You skip running because it feels hard at first, but you secretly want the freedom to cover a 5K without gasping for breath.
You ignore mobility work because it feels tedious, but you want to hike or play with your kids without pain.
Those “avoids” and “wishes” are signals — they point toward the changes that would actually improve your life if you trained them.
The key isn’t to shame yourself for what you’ve avoided, but to bridge the gap on your terms. If heavy squats feel intimidating, start with goblet squats. If running three miles nonstop feels impossible, start with run-walk intervals. If stretching feels like torture, pick one drill to start with after workouts.
Progress doesn’t come from ignoring those signals. It comes from answering them — even if the first step is small.
Build Your Universe
Once you stop chasing borrowed standards and start listening to your own signals, the next step is to build your own rules.
This is where fitness starts to feel sustainable — because it reflects what you value, not what everyone else says you should be doing.
Your universe doesn’t need every exercise or every trend. It needs a foundation that matches your life. For some, that’s strength to stay independent as they age. For others, it’s stamina to explore trails, confidence to carry kids on their shoulders, or energy to show up sharp at work after long days. Whatever matters most to you is what deserves space in your training.
Start simple:
Pick 3–4 pillars you want your fitness to support (e.g., strength, endurance, energy, mobility).
Choose 1–2 practices that build each pillar.
Let those become your anchors.
Everything else? It’s optional. You don’t need to feel guilty for skipping the latest “fat-burning circuit” or for not training like the influencer with a six-pack.
If it doesn’t serve your universe, it’s just noise.

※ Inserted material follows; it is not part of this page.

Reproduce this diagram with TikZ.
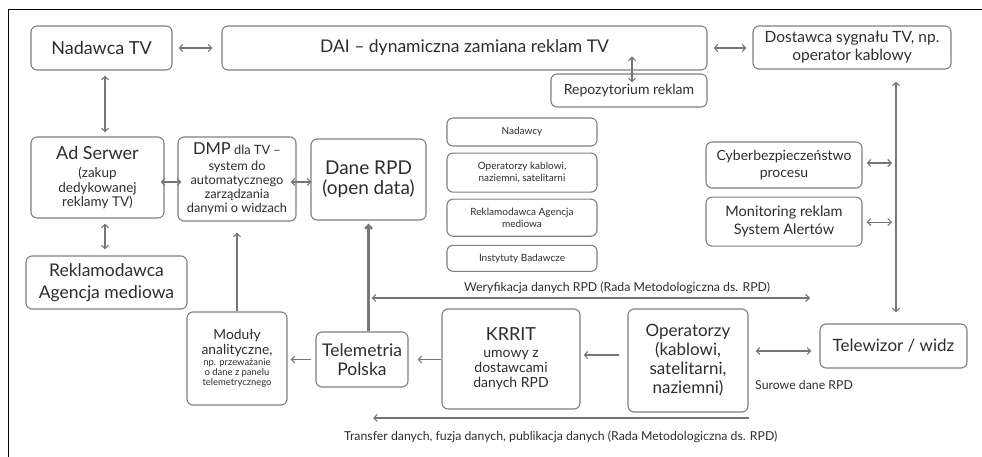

This is where consistency gets easier. When your workouts are aligned with your real goals, you stop asking “What should I do today?” and start knowing “This is what I’m building.” The work feels less like a burden and more like progress toward a life you actually want to live.
Your universe doesn’t have to look like anyone else’s. It just has to hold up the version of life you care about most.

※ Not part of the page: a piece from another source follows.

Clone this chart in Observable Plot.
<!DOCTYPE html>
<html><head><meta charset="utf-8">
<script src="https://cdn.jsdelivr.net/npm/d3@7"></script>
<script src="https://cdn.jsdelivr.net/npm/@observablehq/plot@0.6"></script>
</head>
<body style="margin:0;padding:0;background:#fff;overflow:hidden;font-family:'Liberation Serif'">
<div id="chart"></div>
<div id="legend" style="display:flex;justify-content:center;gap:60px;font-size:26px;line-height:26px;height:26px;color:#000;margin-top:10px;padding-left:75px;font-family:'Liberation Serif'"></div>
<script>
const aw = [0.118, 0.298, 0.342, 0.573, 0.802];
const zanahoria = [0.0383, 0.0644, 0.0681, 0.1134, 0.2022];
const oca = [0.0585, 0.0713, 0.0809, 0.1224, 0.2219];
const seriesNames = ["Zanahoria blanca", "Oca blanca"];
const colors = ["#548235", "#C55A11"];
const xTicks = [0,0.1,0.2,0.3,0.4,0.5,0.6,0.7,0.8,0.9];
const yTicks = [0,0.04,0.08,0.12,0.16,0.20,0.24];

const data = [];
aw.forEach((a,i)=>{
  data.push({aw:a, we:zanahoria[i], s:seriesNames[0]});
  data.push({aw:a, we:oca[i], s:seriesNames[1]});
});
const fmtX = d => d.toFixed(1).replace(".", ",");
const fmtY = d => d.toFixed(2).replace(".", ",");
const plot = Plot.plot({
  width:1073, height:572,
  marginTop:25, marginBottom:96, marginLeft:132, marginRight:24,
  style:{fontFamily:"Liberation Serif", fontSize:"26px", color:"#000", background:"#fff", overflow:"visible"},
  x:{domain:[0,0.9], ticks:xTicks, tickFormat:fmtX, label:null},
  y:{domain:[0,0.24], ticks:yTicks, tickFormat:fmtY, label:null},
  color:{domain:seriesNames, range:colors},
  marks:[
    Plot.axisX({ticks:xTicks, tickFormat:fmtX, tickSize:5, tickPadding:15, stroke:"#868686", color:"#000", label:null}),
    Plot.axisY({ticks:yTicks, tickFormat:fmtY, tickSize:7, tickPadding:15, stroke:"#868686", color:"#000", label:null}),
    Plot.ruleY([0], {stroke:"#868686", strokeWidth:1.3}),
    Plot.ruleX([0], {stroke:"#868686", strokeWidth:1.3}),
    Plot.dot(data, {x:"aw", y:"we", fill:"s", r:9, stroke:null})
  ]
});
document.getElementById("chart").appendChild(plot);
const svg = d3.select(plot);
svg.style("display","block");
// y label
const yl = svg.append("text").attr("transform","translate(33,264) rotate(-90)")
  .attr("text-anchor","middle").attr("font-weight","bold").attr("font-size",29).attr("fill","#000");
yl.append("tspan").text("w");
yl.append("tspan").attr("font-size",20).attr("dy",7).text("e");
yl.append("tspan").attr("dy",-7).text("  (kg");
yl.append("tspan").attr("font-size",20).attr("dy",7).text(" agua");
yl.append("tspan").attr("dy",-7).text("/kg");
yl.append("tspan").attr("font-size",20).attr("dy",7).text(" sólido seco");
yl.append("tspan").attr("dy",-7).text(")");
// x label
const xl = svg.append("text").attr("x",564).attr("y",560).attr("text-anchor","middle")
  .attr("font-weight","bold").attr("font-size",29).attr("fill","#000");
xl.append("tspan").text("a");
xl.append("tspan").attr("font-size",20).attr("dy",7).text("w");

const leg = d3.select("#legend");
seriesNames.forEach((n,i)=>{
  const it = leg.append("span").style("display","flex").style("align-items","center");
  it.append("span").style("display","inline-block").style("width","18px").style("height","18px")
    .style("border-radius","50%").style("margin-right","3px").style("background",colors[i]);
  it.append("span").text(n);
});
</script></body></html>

What about you? Comment below — if you stopped chasing other people’s standards, what would your fitness universe look like?
At the end of the day, fitness isn’t about keeping up with trends or matching someone else’s blueprint. It’s about building a foundation that fits your body, your needs, and the life you want to live.
Stop letting borrowed rules weigh you down. Define your own universe — one that reflects your goals, your energy, and your future.
If you stripped everything back to just what matters most, what pillars would your fitness universe be built on?